In ultimo, il decreto prevede che le amministrazioni “adeguino i sistemi di misurazione e valutazione della performance alle specificità del lavoro agile, rafforzando, ove necessario, i metodi di valutazione improntati al raggiungimento dei risultati”, facendo così riferimento al concetto di Smart Working come modalità di esecuzione della prestazione non più tanto legata al “tempo di lavoro” ma al perseguimento di specifici obiettivi, alla quale i tradizionali sistemi di monitoraggio e controllo si devono di conseguenza adattare.

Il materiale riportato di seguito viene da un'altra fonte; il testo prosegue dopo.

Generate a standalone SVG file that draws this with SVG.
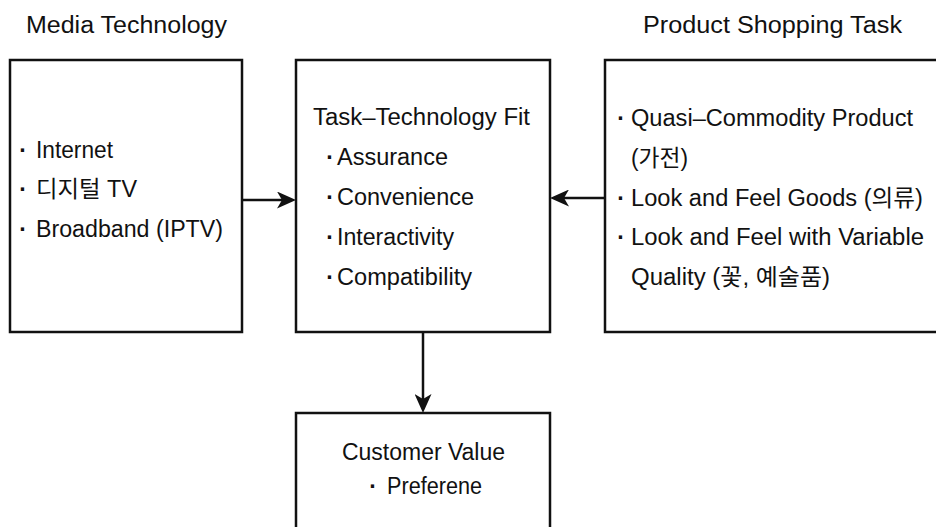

Il quasi totale affidamento della gestione dell’organizzazione delle prestazioni in lavoro agile ai dirigenti degli uffici della Pubblica Amministrazione sembra quindi essere coerente con la definizione di Smart Working come “filosofia manageriale”, improntata sulla responsabilizzazione dei dipendenti e sul rapporto di fiducia con gli stessi instaurato.
Le reazioni delle parti sociali a tale impostazione è stata variegata: se nel comunicato dell’UNADIS citato nei precedenti paragrafi si accoglie positivamente il ruolo affidato dal decreto alla dirigenza, la quale infatti dovrà “utilizzare anche la leva del lavoro agile per una gestione delle risorse umane assegnate nell’ottica del maggior benessere organizzativo e della efficacia dell’azione amministrativa”, le parti sindacali si scagliano contro l’aumento della discrezionalità dei dirigenti pubblici su materie tradizionalmente oggetto della contrattazione collettiva, come la flessibilità degli orari e lo stesso lavoro agile.
Al di là delle connotazioni positive o negative assegnate dalle parti sociali, il decreto ministeriale in esame, nel prevedere un rinnovato ruolo della dirigenza pubblica, un’ampia flessibilità degli orari di lavoro e la parziale trasformazione delle attività della PA in attività “progettuali” compatibili con la modalità di svolgimento della prestazione da remoto, sembra disegnare un quadro di potenziale innovazione del pubblico impiego, stimolato indubbiamente dalla situazione emergenziale, ma che potrebbe dare origine a trasformazioni durature.